§ **Data section**:
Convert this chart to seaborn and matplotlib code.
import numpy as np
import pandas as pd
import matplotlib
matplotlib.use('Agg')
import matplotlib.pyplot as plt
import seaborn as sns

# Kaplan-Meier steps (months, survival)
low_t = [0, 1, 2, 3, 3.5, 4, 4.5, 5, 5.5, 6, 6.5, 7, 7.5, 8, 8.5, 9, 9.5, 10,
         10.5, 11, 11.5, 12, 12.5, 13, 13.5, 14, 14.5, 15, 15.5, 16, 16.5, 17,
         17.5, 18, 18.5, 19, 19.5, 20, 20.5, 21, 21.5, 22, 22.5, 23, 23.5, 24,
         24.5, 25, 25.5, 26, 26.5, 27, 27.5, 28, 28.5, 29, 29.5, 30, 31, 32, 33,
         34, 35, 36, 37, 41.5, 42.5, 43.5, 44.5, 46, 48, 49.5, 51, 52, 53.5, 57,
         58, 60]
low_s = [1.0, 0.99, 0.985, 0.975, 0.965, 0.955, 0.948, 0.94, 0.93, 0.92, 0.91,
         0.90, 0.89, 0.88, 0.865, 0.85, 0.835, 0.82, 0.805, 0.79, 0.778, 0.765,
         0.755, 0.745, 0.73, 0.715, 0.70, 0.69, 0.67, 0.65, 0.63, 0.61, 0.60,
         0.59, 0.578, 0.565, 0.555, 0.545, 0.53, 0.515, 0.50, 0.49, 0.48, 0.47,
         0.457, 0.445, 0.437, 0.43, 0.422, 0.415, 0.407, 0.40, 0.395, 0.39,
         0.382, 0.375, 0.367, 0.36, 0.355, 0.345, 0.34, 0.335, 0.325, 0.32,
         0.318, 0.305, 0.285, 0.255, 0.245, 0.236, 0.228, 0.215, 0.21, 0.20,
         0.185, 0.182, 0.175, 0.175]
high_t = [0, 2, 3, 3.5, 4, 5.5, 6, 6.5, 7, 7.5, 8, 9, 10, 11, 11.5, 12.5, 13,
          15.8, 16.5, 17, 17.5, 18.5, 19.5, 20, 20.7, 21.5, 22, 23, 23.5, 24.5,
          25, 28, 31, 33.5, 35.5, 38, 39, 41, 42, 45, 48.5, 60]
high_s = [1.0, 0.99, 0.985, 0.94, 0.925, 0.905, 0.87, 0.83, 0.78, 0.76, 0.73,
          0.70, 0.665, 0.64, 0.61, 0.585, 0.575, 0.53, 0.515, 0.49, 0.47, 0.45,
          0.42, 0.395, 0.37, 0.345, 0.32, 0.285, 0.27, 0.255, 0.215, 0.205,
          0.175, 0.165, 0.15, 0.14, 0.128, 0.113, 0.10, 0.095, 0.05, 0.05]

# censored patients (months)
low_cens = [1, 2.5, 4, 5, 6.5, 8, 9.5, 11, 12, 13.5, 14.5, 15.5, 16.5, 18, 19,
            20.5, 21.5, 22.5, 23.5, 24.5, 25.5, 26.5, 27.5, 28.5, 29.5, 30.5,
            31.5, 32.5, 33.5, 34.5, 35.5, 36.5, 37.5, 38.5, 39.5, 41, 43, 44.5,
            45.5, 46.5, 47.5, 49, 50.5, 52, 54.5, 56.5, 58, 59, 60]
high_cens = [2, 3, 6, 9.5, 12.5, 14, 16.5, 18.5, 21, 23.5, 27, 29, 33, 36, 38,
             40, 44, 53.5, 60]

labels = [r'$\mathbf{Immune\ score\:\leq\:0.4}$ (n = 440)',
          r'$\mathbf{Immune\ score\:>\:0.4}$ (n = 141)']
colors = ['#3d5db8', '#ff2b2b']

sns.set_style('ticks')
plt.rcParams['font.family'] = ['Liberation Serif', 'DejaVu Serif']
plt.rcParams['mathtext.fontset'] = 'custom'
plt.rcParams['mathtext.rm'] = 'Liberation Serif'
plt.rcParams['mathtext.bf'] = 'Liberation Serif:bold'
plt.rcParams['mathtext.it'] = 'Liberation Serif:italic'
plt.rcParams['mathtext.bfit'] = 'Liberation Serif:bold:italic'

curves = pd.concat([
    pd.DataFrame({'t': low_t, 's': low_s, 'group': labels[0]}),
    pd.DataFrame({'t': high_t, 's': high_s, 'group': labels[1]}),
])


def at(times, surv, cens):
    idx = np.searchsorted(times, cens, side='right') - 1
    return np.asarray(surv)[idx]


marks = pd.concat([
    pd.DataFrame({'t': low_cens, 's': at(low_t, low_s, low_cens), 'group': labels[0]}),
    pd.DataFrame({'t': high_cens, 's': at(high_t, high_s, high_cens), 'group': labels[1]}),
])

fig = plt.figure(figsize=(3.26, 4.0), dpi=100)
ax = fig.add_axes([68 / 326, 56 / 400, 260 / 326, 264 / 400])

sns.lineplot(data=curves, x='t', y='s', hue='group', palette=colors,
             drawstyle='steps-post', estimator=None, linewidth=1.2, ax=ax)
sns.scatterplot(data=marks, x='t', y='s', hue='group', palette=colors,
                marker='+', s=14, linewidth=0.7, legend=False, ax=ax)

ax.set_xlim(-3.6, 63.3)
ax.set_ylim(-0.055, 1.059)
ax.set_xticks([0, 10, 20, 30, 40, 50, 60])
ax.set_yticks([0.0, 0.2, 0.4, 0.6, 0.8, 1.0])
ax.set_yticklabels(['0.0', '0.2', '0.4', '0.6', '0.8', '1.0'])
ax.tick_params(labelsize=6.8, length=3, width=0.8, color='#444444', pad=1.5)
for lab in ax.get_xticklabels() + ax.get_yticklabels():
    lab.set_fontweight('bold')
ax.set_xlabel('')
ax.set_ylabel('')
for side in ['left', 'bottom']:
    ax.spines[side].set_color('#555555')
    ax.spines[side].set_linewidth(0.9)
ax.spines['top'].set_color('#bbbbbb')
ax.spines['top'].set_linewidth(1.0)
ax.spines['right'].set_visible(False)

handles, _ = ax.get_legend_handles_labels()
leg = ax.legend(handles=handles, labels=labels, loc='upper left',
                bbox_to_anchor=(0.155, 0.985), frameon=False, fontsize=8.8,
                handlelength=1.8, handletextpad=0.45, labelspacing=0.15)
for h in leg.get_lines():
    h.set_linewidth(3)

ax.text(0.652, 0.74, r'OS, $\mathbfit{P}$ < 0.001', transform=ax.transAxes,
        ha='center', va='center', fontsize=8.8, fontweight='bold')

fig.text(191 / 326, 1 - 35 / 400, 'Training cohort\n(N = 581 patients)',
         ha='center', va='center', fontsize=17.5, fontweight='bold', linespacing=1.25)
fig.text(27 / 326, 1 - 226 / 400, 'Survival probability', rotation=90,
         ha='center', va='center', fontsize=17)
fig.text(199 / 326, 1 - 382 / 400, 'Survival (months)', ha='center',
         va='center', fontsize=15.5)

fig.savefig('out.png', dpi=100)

§ **Set problem**:
Please print exactly what appears from the first line of the data through the line with "0.175, 0.165, 0.15, 0.14, 0.128, 0.113, 0.10, 0.095, 0.05, 0.05]", including both of those lines and nothing past them.

§ **Answer in full**:
Convert this chart to seaborn and matplotlib code.
import numpy as np
import pandas as pd
import matplotlib
matplotlib.use('Agg')
import matplotlib.pyplot as plt
import seaborn as sns

# Kaplan-Meier steps (months, survival)
low_t = [0, 1, 2, 3, 3.5, 4, 4.5, 5, 5.5, 6, 6.5, 7, 7.5, 8, 8.5, 9, 9.5, 10,
         10.5, 11, 11.5, 12, 12.5, 13, 13.5, 14, 14.5, 15, 15.5, 16, 16.5, 17,
         17.5, 18, 18.5, 19, 19.5, 20, 20.5, 21, 21.5, 22, 22.5, 23, 23.5, 24,
         24.5, 25, 25.5, 26, 26.5, 27, 27.5, 28, 28.5, 29, 29.5, 30, 31, 32, 33,
         34, 35, 36, 37, 41.5, 42.5, 43.5, 44.5, 46, 48, 49.5, 51, 52, 53.5, 57,
         58, 60]
low_s = [1.0, 0.99, 0.985, 0.975, 0.965, 0.955, 0.948, 0.94, 0.93, 0.92, 0.91,
         0.90, 0.89, 0.88, 0.865, 0.85, 0.835, 0.82, 0.805, 0.79, 0.778, 0.765,
         0.755, 0.745, 0.73, 0.715, 0.70, 0.69, 0.67, 0.65, 0.63, 0.61, 0.60,
         0.59, 0.578, 0.565, 0.555, 0.545, 0.53, 0.515, 0.50, 0.49, 0.48, 0.47,
         0.457, 0.445, 0.437, 0.43, 0.422, 0.415, 0.407, 0.40, 0.395, 0.39,
         0.382, 0.375, 0.367, 0.36, 0.355, 0.345, 0.34, 0.335, 0.325, 0.32,
         0.318, 0.305, 0.285, 0.255, 0.245, 0.236, 0.228, 0.215, 0.21, 0.20,
         0.185, 0.182, 0.175, 0.175]
high_t = [0, 2, 3, 3.5, 4, 5.5, 6, 6.5, 7, 7.5, 8, 9, 10, 11, 11.5, 12.5, 13,
          15.8, 16.5, 17, 17.5, 18.5, 19.5, 20, 20.7, 21.5, 22, 23, 23.5, 24.5,
          25, 28, 31, 33.5, 35.5, 38, 39, 41, 42, 45, 48.5, 60]
high_s = [1.0, 0.99, 0.985, 0.94, 0.925, 0.905, 0.87, 0.83, 0.78, 0.76, 0.73,
          0.70, 0.665, 0.64, 0.61, 0.585, 0.575, 0.53, 0.515, 0.49, 0.47, 0.45,
          0.42, 0.395, 0.37, 0.345, 0.32, 0.285, 0.27, 0.255, 0.215, 0.205,
          0.175, 0.165, 0.15, 0.14, 0.128, 0.113, 0.10, 0.095, 0.05, 0.05]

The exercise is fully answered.